Afeto e generosidade emanam de um inóspito bar à beira da estrada durante o reencontro de dois amigos e após uma caminhada nostálgica para relembrar os eventos do Clube da Saudade. Ao longo das 68 páginas do recente lançamento O Clube dos Sobreviventes, o escritor gaúcho Tailor Diniz explora o meio que há entre a alienação e a melancolia, entregando em três contos armas emocionais para que o leitor recupere-se dos tempos pandêmicos, sem deixar de lado a realidade.
— Achei que deveria escrever um livro que saísse dessa tragédia não para esquecer o período, mas para trabalhar com a esperança. Algo leve, que não puxasse o leitor mais para baixo ainda. Que ele saísse da leitura não transformado, até porque isso seria muita pretensão, mas pensando que as coisas vão melhorar — diz o autor.
Antes do livro, veio a contrariedade ao senso comum. Tailor ouviu de algumas pessoas que durante o distanciamento social teria mais tempo para escrever — contudo, por já ter feito isso a vida inteira, decidiu voltar a pintar. Acabou descobrindo que ter um ateliê em casa dá trabalho demais e passou para a arte digital. Dia após dia, a pandemia foi se prolongando além do esperado, e ele decidiu retomar o ofício da literatura.
O autor ressalta que não perdeu nenhum familiar devido à covid-19, mas conhece quem tenha testemunhado a morte de entes queridos. Não conseguiu ou não quis ficar indiferente àqueles que viriam a se tornar mais de 600 mil mortos. Assim, escolheu largar oito personagens na rua em meio a sinais iniciais de trégua da pandemia, dando às tramas cotidianas tons leves e bem-humorados.
Referências
Nessa busca pelo leve e simples, o livro tornou-se uma válvula de escape para o escritor. E ele ainda entrega os colegas: toda a obra reflete o autor, mesmo quando nega. Em O Clube dos Sobreviventes, são explícitos os gostos de Tailor quando cita Dos Gardenias, bolero de Isolina Carrillo, ou Um Homem Chamado Alfredo, canção de Toquinho e Vinicius de Moraes. Entretanto, há ainda outros espelhos, talvez nem tão visíveis ao público, como o apreço pelo vinho e as amizades cuja dinâmica permite alguma troca afetuosa de xingamentos.

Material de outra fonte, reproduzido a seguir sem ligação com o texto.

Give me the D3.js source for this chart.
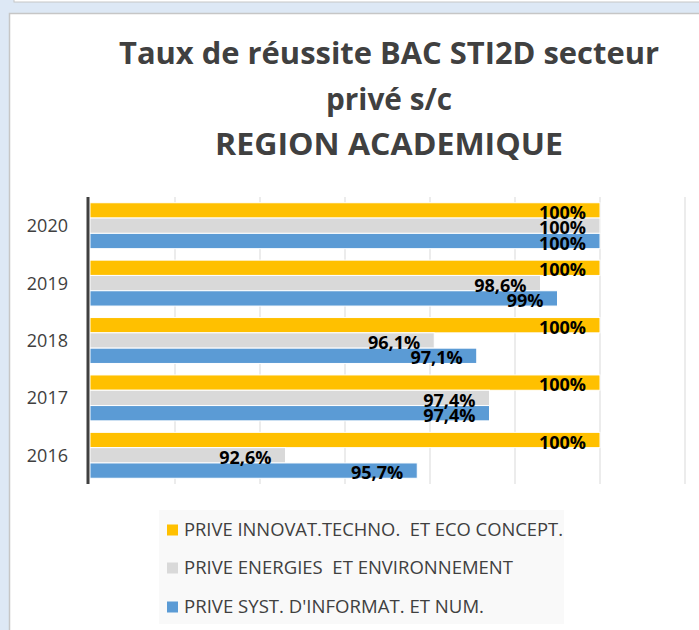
<!DOCTYPE html>
<html><head><meta charset="utf-8">
<script src="https://cdn.jsdelivr.net/npm/d3@7"></script>
<style>
html,body{margin:0;padding:0;background:#dde8f5;}
svg{display:block;}
text{white-space:pre;}
</style></head>
<body>
<svg id="c" width="699" height="630"></svg>
<script>
const years = ["2016", "2017", "2018", "2019", "2020"];
const seriesNames = ["PRIVE INNOVAT.TECHNO.  ET ECO CONCEPT.", "PRIVE ENERGIES  ET ENVIRONNEMENT", "PRIVE SYST. D'INFORMAT. ET NUM."];
const innovValues = [100, 100, 100, 100, 100];
const energValues = [92.6, 97.4, 96.1, 98.6, 100];
const sinValues = [95.7, 97.4, 97.1, 99, 100];
const seriesColors = ["#FFC000", "#D9D9D9", "#5B9BD5"];
const xTicks = [88, 90, 92, 94, 96, 98, 100, 102];
const titleLines = ["Taux de réussite BAC STI2D secteur", "privé s/c", "REGION ACADEMIQUE"];

const seriesValues = [innovValues, energValues, sinValues];
const svg = d3.select("#c");

// window frame
svg.append("rect").attr("x", 0).attr("y", 0).attr("width", 699).attr("height", 630).attr("fill", "#dde8f5");
svg.append("rect").attr("x", 14).attr("y", -2).attr("width", 700).attr("height", 4).attr("fill", "#ffffff").attr("stroke", "#c6c6c6");
svg.append("rect").attr("x", 9.5).attr("y", 13.5).attr("width", 700).attr("height", 630).attr("fill", "#ffffff").attr("stroke", "#c6c6c6").attr("stroke-width", 1.5);

// title
const cx = 389;
const tb = [64, 110, 155];
const tw = [540, 126, 348];
titleLines.forEach((t, i) => {
  svg.append("text").attr("x", cx).attr("y", tb[i]).attr("text-anchor", "middle")
    .attr("font-family", "'Open Sans', sans-serif").attr("font-weight", "bold").attr("font-size", 31)
    .attr("textLength", tw[i]).attr("lengthAdjust", "spacingAndGlyphs")
    .attr("fill", "#404040").text(t);
});

const x = d3.scaleLinear().domain([88, 102]).range([90, 685]);
const y = d3.scaleBand().domain(years.slice().reverse()).range([197, 484]).paddingInner(0.2).paddingOuter(0.1);
const ys = d3.scaleBand().domain(d3.range(seriesNames.length)).range([0, y.bandwidth()]);

// gridlines
svg.append("g").selectAll("line").data(xTicks.slice(1)).join("line")
  .attr("x1", d => x(d)).attr("x2", d => x(d)).attr("y1", 197).attr("y2", 484)
  .attr("stroke", "#d9d9d9").attr("stroke-width", 1);

// bars
const fmt = v => (Number.isInteger(v) ? String(v) : v.toFixed(1).replace(".", ",")) + "%";
const groups = svg.append("g").selectAll("g").data(years).join("g")
  .attr("transform", d => `translate(0,${y(d)})`);
seriesValues.forEach((vals, s) => {
  groups.append("rect")
    .attr("x", x(88)).attr("y", ys(s))
    .attr("width", (d, i) => x(vals[i]) - x(88)).attr("height", ys.bandwidth())
    .attr("fill", seriesColors[s]).attr("stroke", "#ffffff").attr("stroke-width", 1);
});
seriesValues.forEach((vals, s) => {
  groups.append("text")
    .attr("x", (d, i) => x(vals[i]) - 14).attr("y", ys(s) + ys.bandwidth() + 1)
    .attr("text-anchor", "end")
    .attr("font-family", "'Open Sans', sans-serif").attr("font-weight", "bold").attr("font-size", 18)
    .attr("fill", "#000").text((d, i) => fmt(vals[i]));
});

// y axis
const yAxis = d3.axisLeft(y).tickSize(0).tickPadding(20);
const ga = svg.append("g").attr("transform", `translate(${x(88) - 2},0)`).call(yAxis);
ga.select(".domain").attr("stroke", "#404040").attr("stroke-width", 3).attr("d", "M0,197V484");
ga.selectAll("text").attr("font-family", "'Open Sans', sans-serif").attr("font-size", 18).attr("fill", "#404040").attr("dy", "0.36em");

// legend
svg.append("rect").attr("x", 159).attr("y", 510).attr("width", 405).attr("height", 114).attr("fill", "#f9f9f9");
const ly = [530, 568, 607];
const lw = [379, 329, 300];
seriesNames.forEach((n, i) => {
  svg.append("rect").attr("x", 167).attr("y", ly[i] - 5.5).attr("width", 11).attr("height", 11).attr("fill", seriesColors[i]);
  svg.append("text").attr("x", 184).attr("y", ly[i]).attr("dy", "0.36em")
    .attr("font-family", "'Open Sans', sans-serif").attr("font-size", 17.5).attr("fill", "#404040")
    .attr("textLength", lw[i]).attr("lengthAdjust", "spacingAndGlyphs").text(n);
});
</script>
</body></html>
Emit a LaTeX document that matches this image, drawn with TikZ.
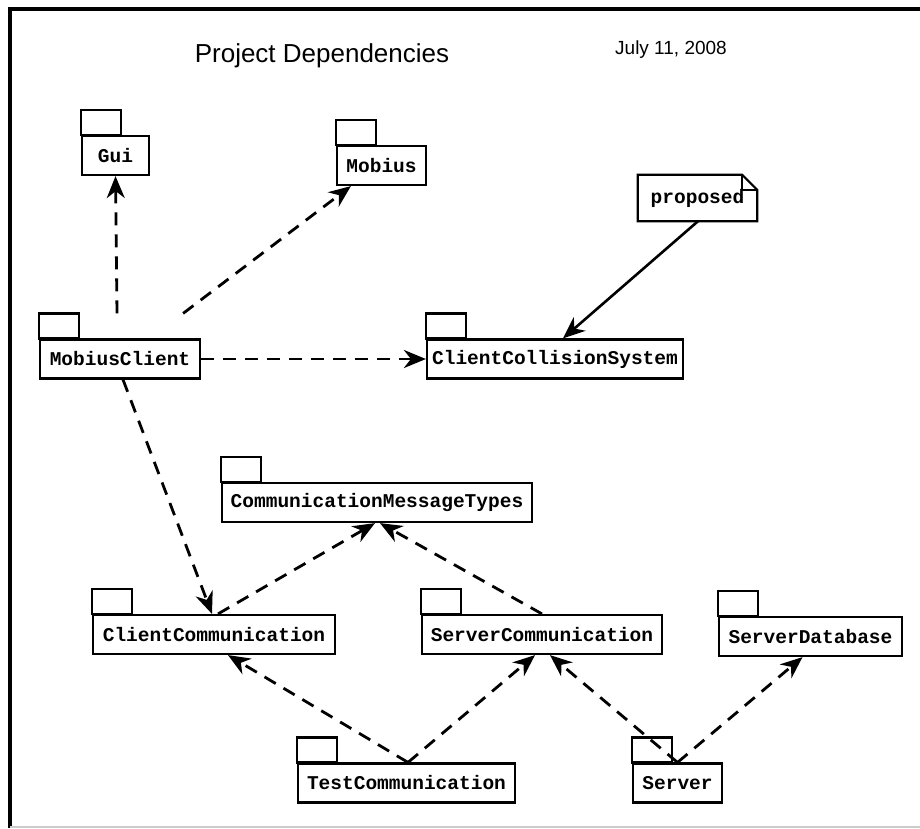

Este, afinal, também é um título que pretende ser estritamente pessoal. Sequer a capa foge a esse propósito, já que a arte foi feita pelo escritor. Ele confessa que chegou até a dar alguns pitacos na diagramação das páginas.
— Queria um livro que fosse meu e que refletisse aquilo que eu fiz na pandemia. Li muito e isso dá para perceber com as referências literárias. A capa fui eu quem fez. Durante esse tempo, pintei bastante e fiz gravuras — afirma o escritor.
Entregar a obra em poucas páginas também foi decisão dele, que cita a ideia do poeta americano Edgar Allan Poe sobre o efeito único do conto: para que seja bom, precisa ser possível começar e terminar a leitura sem interrupções. Neste caso, a ideia era criar um “livro único”, em que o leitor conseguisse engatar página atrás de página.
Mesmo assim, entre divagações e possibilidades, Tailor afirma ver espaço para que Um Homem por Trás dos Óculos, primeiro conto do livro e o último a ter sido criado por ele, torne-se uma novela separada. Enquanto isso, como diz a personagem Madalena, em expressão frisada no prefácio do jornalista Nílson Souza: disfrútelo.